— start Data —

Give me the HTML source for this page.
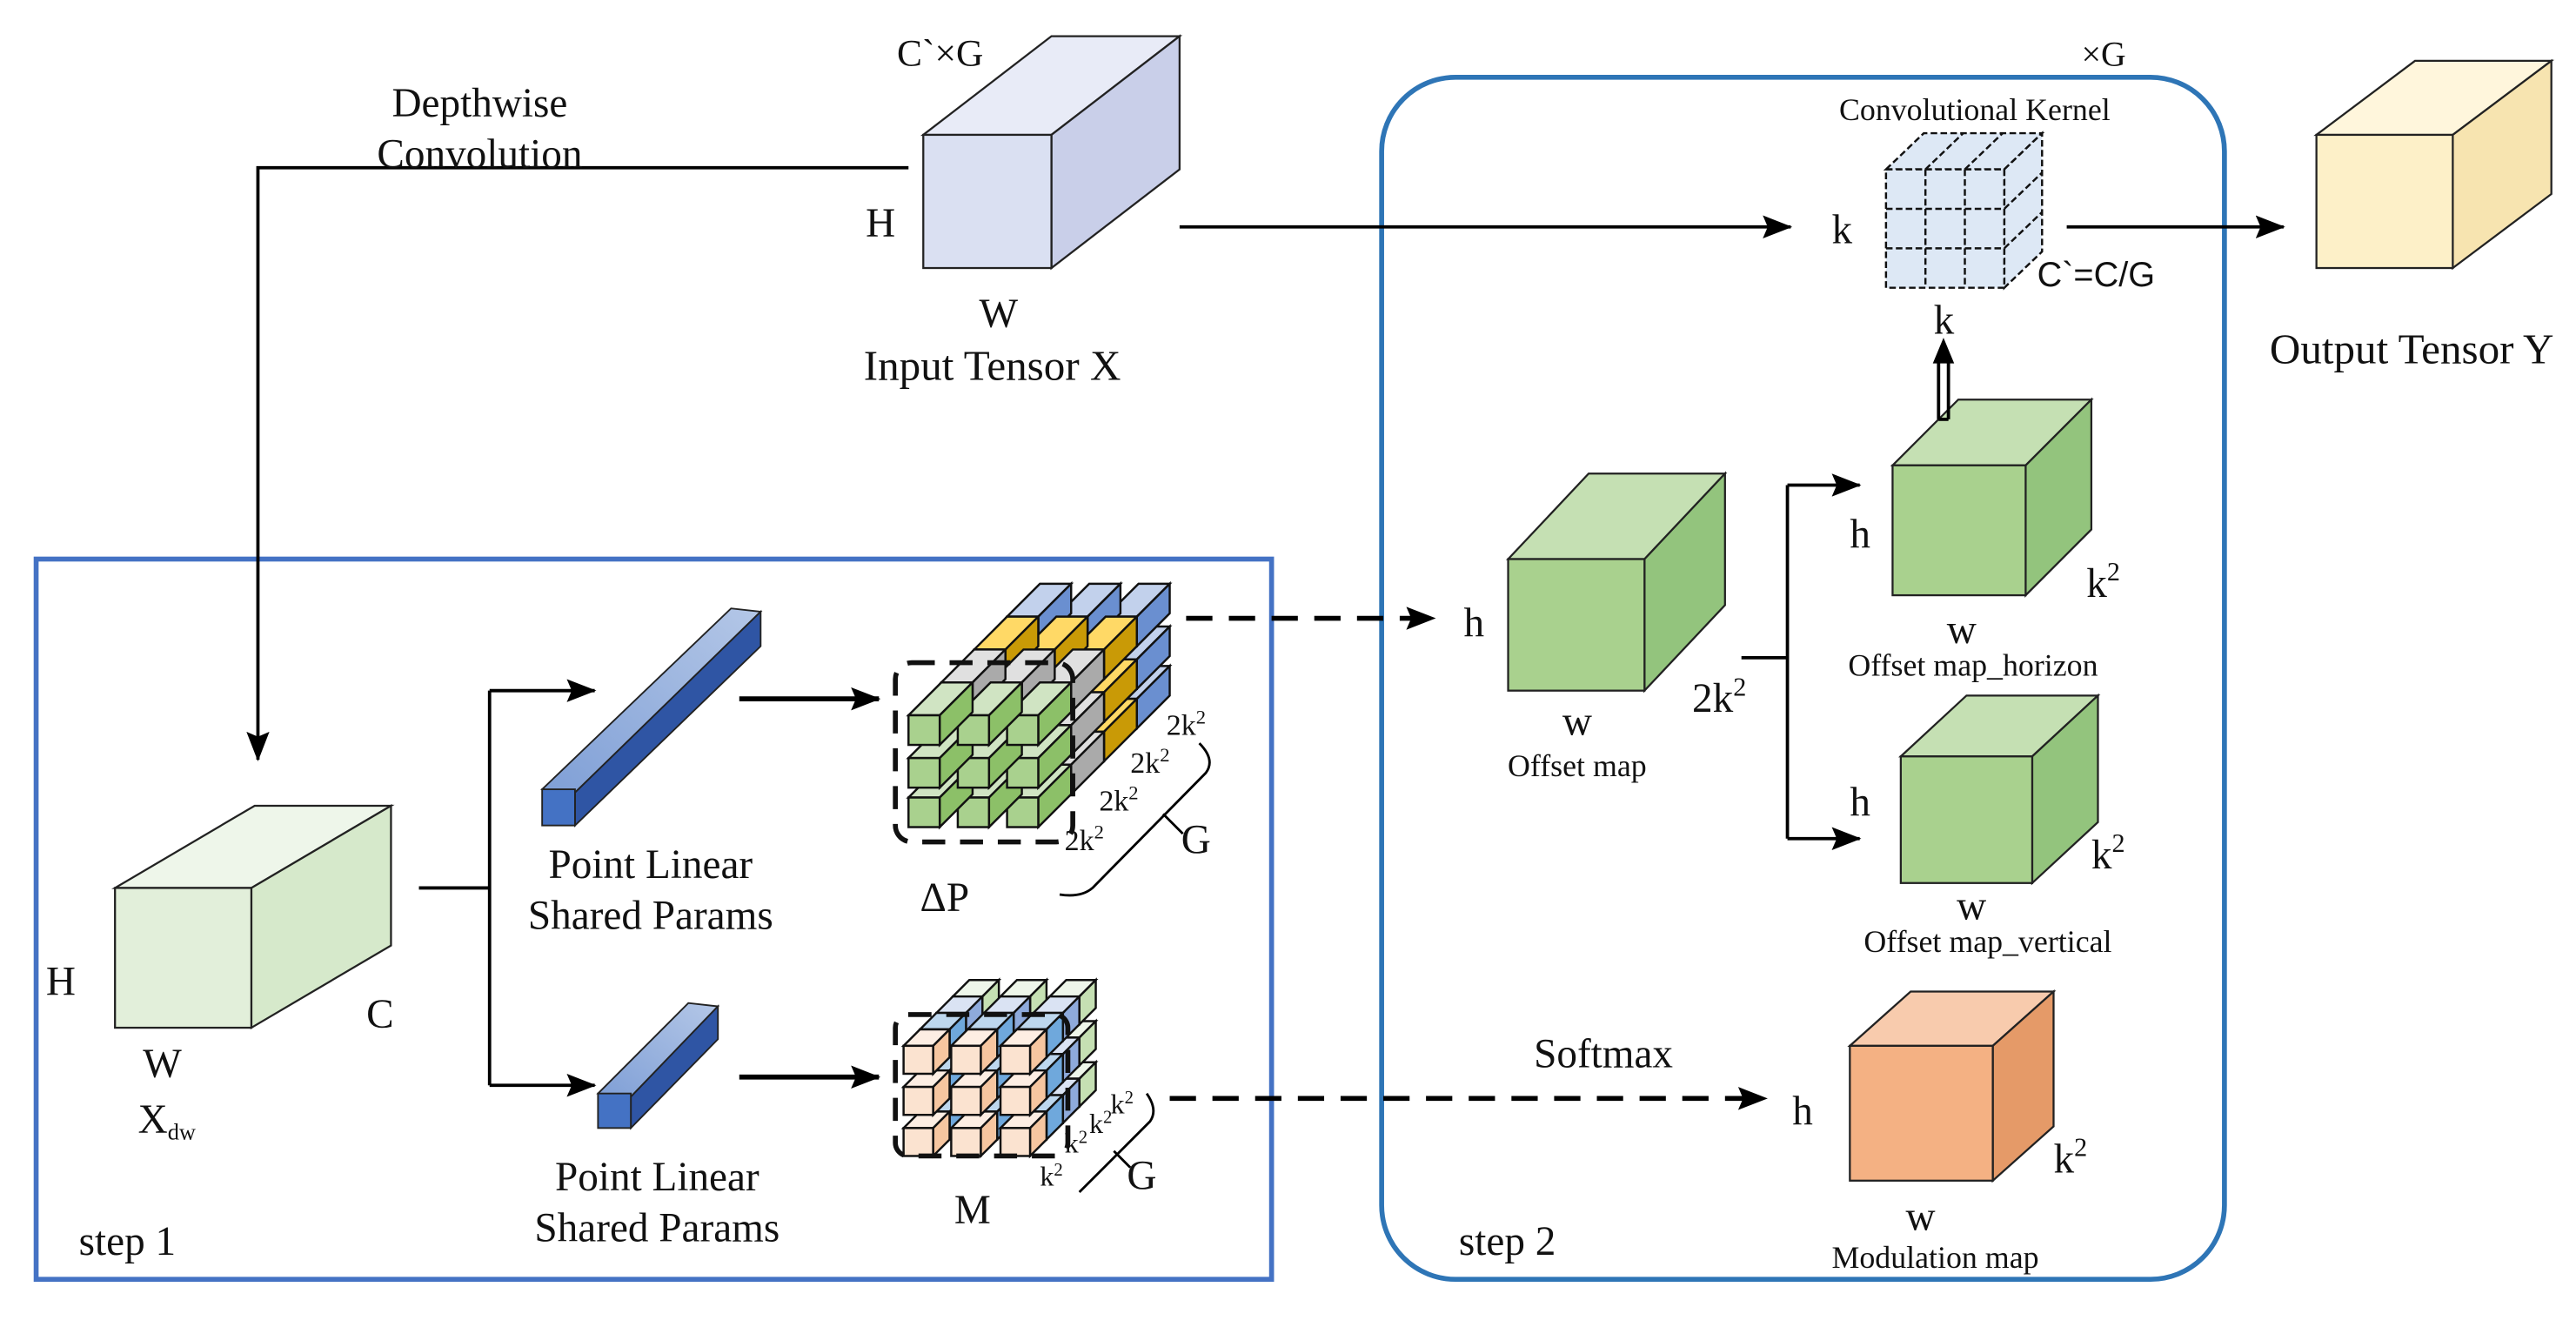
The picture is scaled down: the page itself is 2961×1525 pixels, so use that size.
<!DOCTYPE html>
<html><head><meta charset="utf-8"><style>
html,body{margin:0;padding:0;background:#fff;}
svg{display:block;}
text{font-family:"Liberation Serif",serif;fill:#111;}
.s{font-family:"Liberation Sans",sans-serif;}
</style></head><body>
<svg id="g" width="2961" height="1525" viewBox="0 0 1568 807" preserveAspectRatio="none" xmlns="http://www.w3.org/2000/svg">
<defs>
<marker id="ar2" markerWidth="18" markerHeight="14" refX="17" refY="7" orient="auto" markerUnits="userSpaceOnUse"><path d="M0,0 L18,7 L0,14 L3,7z" fill="#000"/></marker>
<linearGradient id="bar" x1="0" y1="1" x2="1" y2="0"><stop offset="0" stop-color="#7f9fd6"/><stop offset="1" stop-color="#b4c7e7"/></linearGradient>
</defs>
<rect width="1568" height="807" fill="#fff"/>
<rect x="22" y="340" width="752" height="438" fill="none" stroke="#4472c4" stroke-width="3"/>
<rect x="841" y="47" width="513" height="731" rx="45" fill="none" stroke="#2e75b6" stroke-width="3"/>

<g stroke="#222" stroke-width="1.2">
<polygon points="562,82 640,22 718,22 640,82" fill="#e8ebf7"/>
<polygon points="640,82 718,22 718,103 640,163" fill="#c9cfe9"/>
<rect x="562" y="82" width="78" height="81" fill="#dae0f2"/>
</g>
<g stroke="#222" stroke-width="1.2">
<polygon points="1410,82 1470,37 1553,37 1493,82" fill="#fff6dc"/>
<polygon points="1493,82 1553,37 1553,118 1493,163" fill="#f7e4b0"/>
<rect x="1410" y="82" width="83" height="81" fill="#fdf0c8"/>
</g>
<g stroke="#222" stroke-width="1.2">
<polygon points="70,540 155,490 238,490 153,540" fill="#eef6ea"/>
<polygon points="153,540 238,490 238,575 153,625" fill="#d6e9cb"/>
<rect x="70" y="540" width="83" height="85" fill="#e2efda"/>
</g>
<g stroke="#222" stroke-width="1.2">
<polygon points="918,340 967,288 1050,288 1001,340" fill="#c5e0b3"/>
<polygon points="1001,340 1050,288 1050,368 1001,420" fill="#93c47d"/>
<rect x="918" y="340" width="83" height="80" fill="#a9d18e"/>
</g>
<g stroke="#222" stroke-width="1.2">
<polygon points="1152,283 1192,243 1273,243 1233,283" fill="#c5e0b3"/>
<polygon points="1233,283 1273,243 1273,322 1233,362" fill="#93c47d"/>
<rect x="1152" y="283" width="81" height="79" fill="#a9d18e"/>
</g>
<g stroke="#222" stroke-width="1.2">
<polygon points="1157,460 1197,423 1277,423 1237,460" fill="#c5e0b3"/>
<polygon points="1237,460 1277,423 1277,500 1237,537" fill="#93c47d"/>
<rect x="1157" y="460" width="80" height="77" fill="#a9d18e"/>
</g>
<g stroke="#222" stroke-width="1.2">
<polygon points="1126,636 1163,603 1250,603 1213,636" fill="#f8cbad"/>
<polygon points="1213,636 1250,603 1250,685 1213,718" fill="#e59a68"/>
<rect x="1126" y="636" width="87" height="82" fill="#f4b183"/>
</g>
<g stroke="#111" stroke-width="1.3" stroke-dasharray="4,2" fill="#dde8f5">
<polygon points="1148,103 1171,81 1243,81 1220,103"/>
<polygon points="1220,103 1243,81 1243,153 1220,175"/>
<rect x="1148" y="103" width="72" height="72"/>
<line x1="1172" y1="103" x2="1172" y2="175"/><line x1="1196" y1="103" x2="1196" y2="175"/>
<line x1="1148" y1="127" x2="1220" y2="127"/><line x1="1148" y1="151" x2="1220" y2="151"/>
<line x1="1172" y1="103" x2="1195" y2="81"/><line x1="1196" y1="103" x2="1219" y2="81"/>
<line x1="1220" y1="127" x2="1243" y2="105"/><line x1="1220" y1="151" x2="1243" y2="129"/>
</g>
<g stroke="#222" stroke-width="1">
<polygon points="330,480 445,370 463,372 350,482" fill="url(#bar)"/>
<polygon points="350,482 463,372 463,393 350,502" fill="#2f55a4"/>
<rect x="330" y="480" width="20" height="22" fill="#4472c4"/>
<polygon points="364,665 419,610 437,612 384,667" fill="url(#bar)"/>
<polygon points="384,667 437,612 437,632 384,686" fill="#2f55a4"/>
<rect x="364" y="665" width="20" height="21" fill="#4472c4"/>
</g>
<g id="grids"></g>
<rect x="545" y="403" width="108" height="109" rx="10" fill="none" stroke="#111" stroke-width="3" stroke-dasharray="14,9"/>
<rect x="545" y="617" width="105" height="86" rx="8" fill="none" stroke="#111" stroke-width="3" stroke-dasharray="14,9"/>

<g stroke="#000" stroke-width="2" fill="none">
<polyline points="553,102 157,102 157,462" marker-end="url(#ar2)"/>
<line x1="718" y1="138" x2="1090" y2="138" marker-end="url(#ar2)"/>
<line x1="1258" y1="138" x2="1390" y2="138" marker-end="url(#ar2)"/>
<polyline points="255,540 298,540"/>
<line x1="298" y1="420" x2="298" y2="660"/>
<line x1="298" y1="420" x2="362" y2="420" marker-end="url(#ar2)"/>
<line x1="298" y1="660" x2="362" y2="660" marker-end="url(#ar2)"/>
<line x1="450" y1="425" x2="535" y2="425" stroke-width="3" marker-end="url(#ar2)"/>
<line x1="450" y1="655" x2="535" y2="655" stroke-width="3" marker-end="url(#ar2)"/>
<line x1="722" y1="376" x2="873" y2="376" stroke-width="3" stroke-dasharray="16,10" marker-end="url(#ar2)"/>
<line x1="712" y1="668" x2="1075" y2="668" stroke-width="3" stroke-dasharray="16,10" marker-end="url(#ar2)"/>
<line x1="1060" y1="400" x2="1088" y2="400"/>
<line x1="1088" y1="295" x2="1088" y2="510"/>
<line x1="1088" y1="295" x2="1132" y2="295" marker-end="url(#ar2)"/>
<line x1="1088" y1="510" x2="1132" y2="510" marker-end="url(#ar2)"/>
<line x1="1180" y1="255" x2="1180" y2="220"/><line x1="1186" y1="255" x2="1186" y2="220"/>
<line x1="1180" y1="255" x2="1186" y2="255"/>
<path d="M1178,220 L1183,208 L1188,220z" fill="#000"/>
<path d="M730,452 Q740,462 734,470 L665,540 Q658,546 645,544" stroke-width="1.5"/>
<line x1="708" y1="495" x2="720" y2="507" stroke-width="1.5"/>
<path d="M698,665 Q705,675 700,682 L657,725" stroke-width="1.5"/>
<line x1="678" y1="700" x2="688" y2="710" stroke-width="1.5"/>
</g>

<g font-size="25">
<text x="292" y="71" text-anchor="middle">Depthwise</text>
<text x="292" y="102" text-anchor="middle">Convolution</text>
<text x="546" y="40" font-size="23">C`×G</text>
<text x="527" y="144">H</text>
<text x="596" y="199">W</text>
<text x="604" y="231" text-anchor="middle" font-size="26">Input Tensor X</text>
<text x="1267" y="40" font-size="21">×G</text>
<text x="1202" y="73" text-anchor="middle" font-size="19">Convolutional Kernel</text>
<text x="1115" y="148">k</text>
<text class="s" x="1240" y="174" font-size="21">C`=C/G</text>
<text x="1177" y="203">k</text>
<text x="1468" y="221" text-anchor="middle" font-size="26">Output Tensor Y</text>
<text x="891" y="387">h</text>
<text x="951" y="447">w</text>
<text x="960" y="472" text-anchor="middle" font-size="19">Offset map</text>
<text x="1030" y="433">2k<tspan font-size="16" dy="-10">2</tspan></text>
<text x="1126" y="333">h</text>
<text x="1270" y="363">k<tspan font-size="16" dy="-10">2</tspan></text>
<text x="1185" y="391">w</text>
<text x="1201" y="411" text-anchor="middle" font-size="19">Offset map_horizon</text>
<text x="1126" y="496">h</text>
<text x="1273" y="528">k<tspan font-size="16" dy="-10">2</tspan></text>
<text x="1191" y="559">w</text>
<text x="1210" y="579" text-anchor="middle" font-size="19">Offset map_vertical</text>
<text x="976" y="649" text-anchor="middle">Softmax</text>
<text x="1091" y="684">h</text>
<text x="1250" y="713">k<tspan font-size="16" dy="-10">2</tspan></text>
<text x="1160" y="748">w</text>
<text x="1178" y="771" text-anchor="middle" font-size="19">Modulation map</text>
<text x="888" y="763">step 2</text>
<text x="48" y="763">step 1</text>
<text x="28" y="605">H</text>
<text x="223" y="625">C</text>
<text x="87" y="655">W</text>
<text x="84" y="689">X<tspan font-size="14" dy="4">dw</tspan></text>
<text x="396" y="534" text-anchor="middle">Point Linear</text>
<text x="396" y="565" text-anchor="middle">Shared Params</text>
<text x="400" y="724" text-anchor="middle">Point Linear</text>
<text x="400" y="755" text-anchor="middle">Shared Params</text>
<text x="575" y="554" text-anchor="middle">ΔP</text>
<text x="592" y="744" text-anchor="middle">M</text>
<text x="710" y="447" font-size="18">2k<tspan font-size="12" dy="-7">2</tspan></text>
<text x="688" y="470" font-size="18">2k<tspan font-size="12" dy="-7">2</tspan></text>
<text x="669" y="493" font-size="18">2k<tspan font-size="12" dy="-7">2</tspan></text>
<text x="648" y="517" font-size="18">2k<tspan font-size="12" dy="-7">2</tspan></text>
<text x="719" y="519">G</text>
<text x="676" y="677" font-size="17">k<tspan font-size="11" dy="-6">2</tspan></text>
<text x="663" y="689" font-size="17">k<tspan font-size="11" dy="-6">2</tspan></text>
<text x="648" y="701" font-size="17">k<tspan font-size="11" dy="-6">2</tspan></text>
<text x="633" y="721" font-size="17">k<tspan font-size="11" dy="-6">2</tspan></text>
<text x="686" y="723">G</text>
</g>
</svg>
<script>
(function(){
var g=document.getElementById('grids'),out='';
function cub(x,y,w,h,d,c){
 out+='<polygon points="'+x+','+y+' '+(x+d)+','+(y-d)+' '+(x+w+d)+','+(y-d)+' '+(x+w)+','+y+'" fill="'+c[1]+'"/>';
 out+='<polygon points="'+(x+w)+','+y+' '+(x+w+d)+','+(y-d)+' '+(x+w+d)+','+(y+h-d)+' '+(x+w)+','+(y+h)+'" fill="'+c[2]+'"/>';
 out+='<rect x="'+x+'" y="'+y+'" width="'+w+'" height="'+h+'" fill="'+c[0]+'"/>';
}
function grid(cols,rows,w,h,d,layers){
 for(var L=layers.length-1;L>=0;L--){
  for(var r=rows.length-1;r>=0;r--){
   for(var c=cols.length-1;c>=0;c--){
    cub(cols[c]+L*d,rows[r]-L*d,w,h,d,layers[L]);
 }}}
}
grid([553,583,613],[435,461,485],19,18,20,[
 ['#a9d18e','#d0e4c3','#8cc068'],
 ['#bfbfbf','#e0e0e0','#aaaaaa'],
 ['#ffd966','#ffd966','#c99a06'],
 ['#8faadc','#c2d1ec','#6a8fd0']]);
grid([550,579,609],[636,661,686],18,17,10,[
 ['#fbe3d0','#fdeee3','#f6c6a0'],
 ['#6fa8dc','#bdd7ee','#6fa8dc'],
 ['#8eaadb','#dae3f3','#8eaadb'],
 ['#c5e0b3','#eef6ea','#c5e0b3']]);
g.setAttribute('stroke','#111');g.setAttribute('stroke-width','1.3');
g.innerHTML=out;
})();
</script>
</body></html>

— end Data —

Copy all lines from the listing that contain "page".

### Answer for this exercise
Give me the HTML source for this page.
The picture is scaled down: the page itself is 2961×1525 pixels, so use that size.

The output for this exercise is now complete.